Marcelo Coelho deu a largada. Jorge Pontual acaba de pegar o bastão. Quem será o próximo jornalista a fazer piadas de mau gosto com a aparência da (possível) candidata presidencial Dilma Roussef?

Não é este tipo de cobertura que nós queremos ver dos jornalistas brasileiros no ano que vem. Queremos que as candidatas mulheres (possivelmente, haverá três: além de Dilma, tudo indica que Marina Silva concorrerá pelo PV, ao qual acaba de se filiar; Heloísa Helena também pode tentar novamente pelo PSOL) sejam tratadas com a mesma seriedade reservada aos candidatos do sexo masculino — os quais não têm seu sex appeal mensurado tão frequente e escancaradamente.

Num país com participação tão baixa das mulheres na política (entre os motivos, está a equivocada idéia de que mulher “não serve” para isso), a cobertura jornalística enviesada tem a função de reforçar o preconceito. Se os jornalistas preferem fazer chacota da aparência física das candidatas a analisar sua plataforma política, é porque não levam as candidatas a sério. Pior: contribuem para que o leitor/eleitor também não as leve a sério.

Marcelo Coelho e Jorge Pontual não são exatamente símbolos de beleza masculina. Alguém aí receberia com entusiasmo um e-mail com fotos dos dois jornalistas nus? Mesmo assim, eles se acham em posição de julgar a aparência das candidatas e cobrar delas uma mudança nas roupas, no cabelo, na postura. Não fazem o mesmo com os candidatos homens (e um e-mail com fotos de José Serra nu, Jorge Pontual? Você abriria ou não abriria?). Tampouco têm de enfrentar o mesmo escrutínio. Não é preciso ser bonito e gracioso para ser político. Assim como não é preciso ser bonito e gracioso para ser jornalista. É tão difícil perceber que o mesmo deve valer para as mulheres?

Política não é concurso de beleza. Conversa de boteco não é jornalismo. A opinião de Jorge e Marcelo sobre o sex appeal das possíveis candidatas em nada interessa à cobertura das eleições. Se os dois transportam um assunto de tamanha irrelevância para o campo do jornalismo* é porque estão acostumados a viver numa sociedade machista, onde os homens são encorajados a expressar verbalmente o seu desejo sexual, onde e quando quiserem, mesmo que isto desrespeite a mulher analisada.

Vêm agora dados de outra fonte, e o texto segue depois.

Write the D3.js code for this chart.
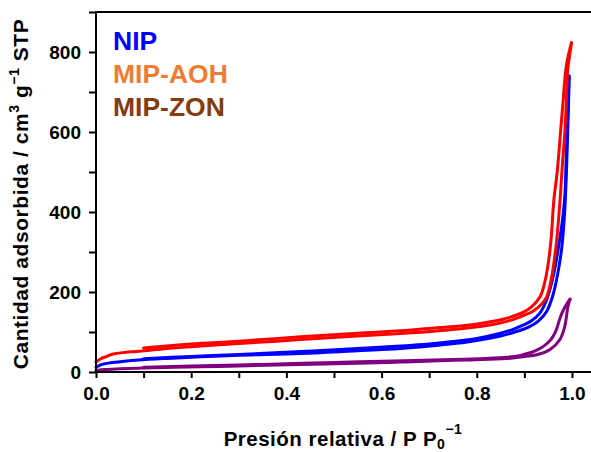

Fazer uma avaliação pública e desrespeitosa do sex appeal de alguém é tratar esta pessoa como se fosse pedaço de carne primeiro, indivíduo depois.

Suponho que Marcelo e Jorge se achem muito diferentes do homem chucro que suga o ar e diz “essa eu chuparia todinha”, quando passa uma mulher na rua. Suponho que se achem muito diferentes dos humoristas do Pânico, que grudam adesivos de “vou” ou “não vou” nas mulheres na praia. Mas o que estão fazendo é basicamente a mesma coisa. E, bem, não sei quanto a vocês, mas o noticiário é o último lugar onde eu espero ver um “vou/ não vou”.

O leitor/eleitor brasileiro merece uma cobertura séria. Merece jornalistas que façam jornalismo e não conversa de boteco. Merece que tod@s @s candidat@s sejam tratad@s igualmente. Cobremos deles exatamente o que merecemos, então.

* pode-se argumentar que Marcelo e Jorge fizeram suas declarações no blog e no Twitter, portanto elas não seriam jornalismo. Devemos frisar, no entanto, que os dois são reconhecidos por seu trabalho como jornalistas e é daí que vem a sua credibilidade. É daí que vem a necessidade de uma crítica. O blog do Marcelo Coelho é hospedado no portal da Folha de S.Paulo. O Twitter de Pontual também se pretende jornalístico, pelo menos na maior parte do tempo.

Por Marjorie Rodrigues [Sexta-Feira, 28 de Agosto de 2009 às 11:29hs]

Publicado originalmente no blog Sexismo na Política.

ARTIGO COLHIDO NO SÍTIO www.revistaforum.com.br.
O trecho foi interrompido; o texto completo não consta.